Regions with significant populations
- Brazil ( Mato Grosso)

Languages
- Enawené-Nawé

Religion
- Traditional tribal religion

= Enawene Nawe =

Indigenous people of Brazil

The Enawenê-Nawê are an Indigenous people of Brazil in the Mato Grosso state. They live in a large village near the Iquê River in the Enawenê Nawê Indigenous Land. They practice agriculture, fishing, and gathering and do not hunt or eat red meat.

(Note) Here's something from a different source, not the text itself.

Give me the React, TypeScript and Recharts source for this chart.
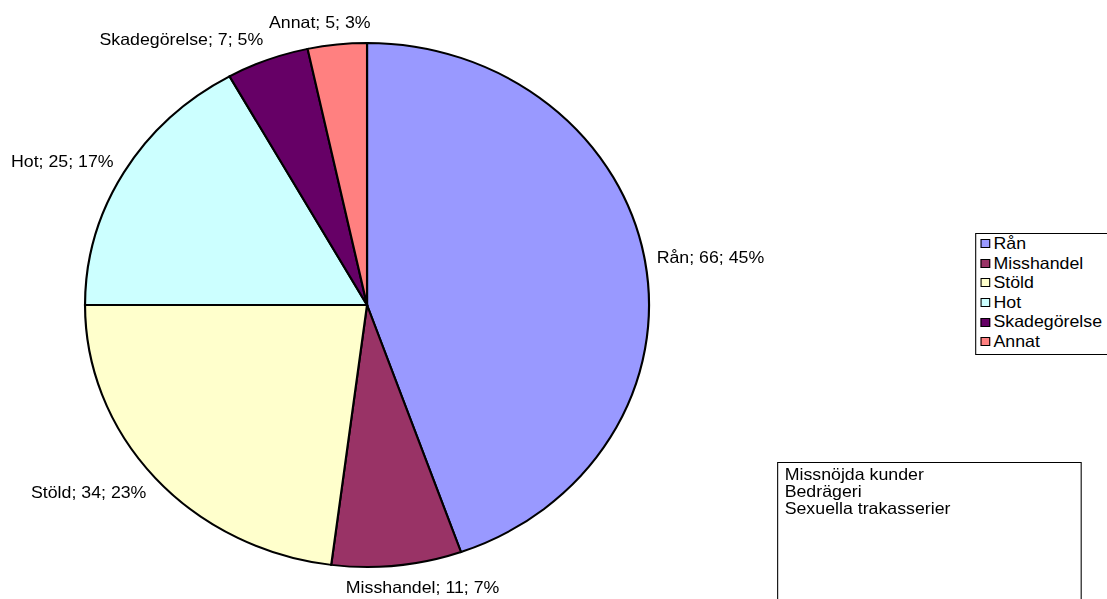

The Enawene Nawe are a relatively isolated people who were first contacted in 1974 by Vicente Cañas. They numbered 566 in 2012, up from 320 in 2000. In 2014 their number grew to 737.

==Name==
The Enawené-Nawé are also known as the Enawenê-nawê, Eneuene-Mare or Salumã people. They are distinct from the Salumá people in Pará.

==Language==
The Enawené-Nawé language is a Central Maipuran language, part of the Arawakan language family.

==Current issues==
These people are endangered by corporations that encroach on their land and pollute the rivers from which they obtain their source of food. Many dams have been built or are under construction on the Juruena river that pollute the water and kill many of the fish. Without fish, there is no food for the Enawene Nawe people, as they eat no red meat. Many people believe it is Blairo Maggi, a politician and corporation executive, who wants these dams. He has plans to build 77 dams on the river. Constitutionally, Brazil's tribes are supposed to receive full protection from the federal government, but like its predecessors, the current government has frequently ceded to pressure from Brazilian and international agribusiness. The people rely on support from NGOs like Survival International. Also, they believe the nearby land is home to many important spirits, but the land is being destroyed by ranchers, who continue to build dams and who have threatened violence if the members of the tribe perform their rites, such as Yaokwa, their ritual for the maintenance of social and cosmic order.